What we're going to do however is actually pretty simple. Given the text description of a product, break down the text into individual tokens, (i.e. words) count how often they occur in the description, sort them by frequency and grab the top 10 words for each product.

The Method

Warning: The following section is pretty technical. Feel free to skim it so you at least get the gist of it

Before doing any work with text, we need to load it into our tool and preprocess it. Text can be very messy and that doesn't work well with machine learning algorithms.  My favorite tool for doing any sort of machine learning or data science is Knime. It’s a free, visual workflow based analytics tool that has a wide variety of machine learning algorithms built-in, or available via extensions.

Here’s what the overall workflow looks like.

First we get all the product descriptions from the database and combine all the different text fields, like product name, overview and product description into a single column, convert them to documents (a native data structure Knime uses to work with text) and then apply standard NLP preprocessing steps. Next we calculate the frequency score, choose the top 10 tags based on this frequency score and output the result.

On the final step we group all the tags by product code into a comma separated list ready for deployment. We can also deliver the results into a table which then can be used further.

Here’s what the final result looks like

Pretty interesting right?

Ok let's dive a little deeper and see what's really happening. Here's a detailed look at the NLP preprocessing steps:

Since text in general tends to be pretty messy, we want to clean it up as much as possible by making all the words lowercase and removing all extraneous characters, like HTML tags, punctuation, numbers and any other weird characters like spaces, tabs, etc. This will drastically improve our results.

Continuing the preprocessing further we remove all the words with 3 or fewer letters like I, and, in, on, me, etc. These words are very frequent and they don't make for good tags.

Next we remove what are known as "stop words." These are also words we don't want to count as tags which appear frequently on the description, like for example tour, guide, lunch, dinner, drive, etc. This is a custom list that can be modified as needed.

Next we lemmatize all the words. This means we turn any plural nouns into their singular form; we take different forms of a word, such as organize, organizes, and organizing and make them all the same word organize.

We're finally done with preprocessing so now we can do the most important step, which is to calculate the term frequency score which we'll use for choosing our top 10 terms.

This score is known as TF-IDF which stands for term frequency, inverse document frequency. It's basically a count of how many times a word appears in a single product description multiplied by the inverse of how many times it appears across all the product descriptions in our list.

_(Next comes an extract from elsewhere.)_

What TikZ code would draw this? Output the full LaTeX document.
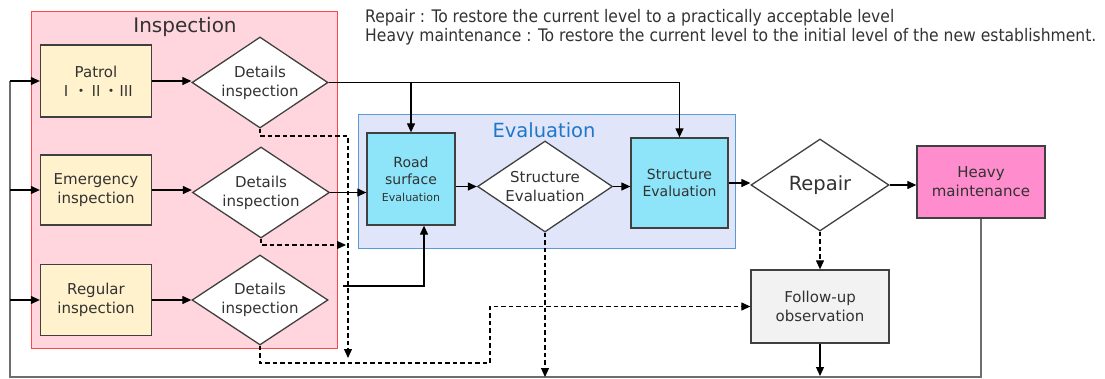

It strikes the right balance between the most frequent but not important terms and the less frequent but very important ones. It’s used extensively in NLP applications. The row filter further removes words that appear in fewer than 5% and more than 50% of the documents, to further limit our list of tags. These parameters are adjustable.

Next we generate a rank by sorting the keywords in descending order by the TF-IDF score so that the rank 1 has the highest TF-IDF score word for each product and we select the top 10

Alternative Approaches

Using the TF-IDF score is not the only method for generating keywords. Knime also has a couple of other algorithms (nodes) you can try, the Keygraph Keyword Extractor and the Chi Square Keyword Extractor. Both of these return similar results but they're not as adjustable as the TF-IDF method or as easy to explain.

Unexpected Results

Here's the mockup I used in my presentation with the tags generated from the workflow above then manually hard-coded into the static HTML of the product description page. As you can see the tags are not too bad. Ideally the tags will come from the database and be made clickable so you can easily find more related products and navigate the site more organically, but this was a two-day hackathon and the proof of concept was sufficient.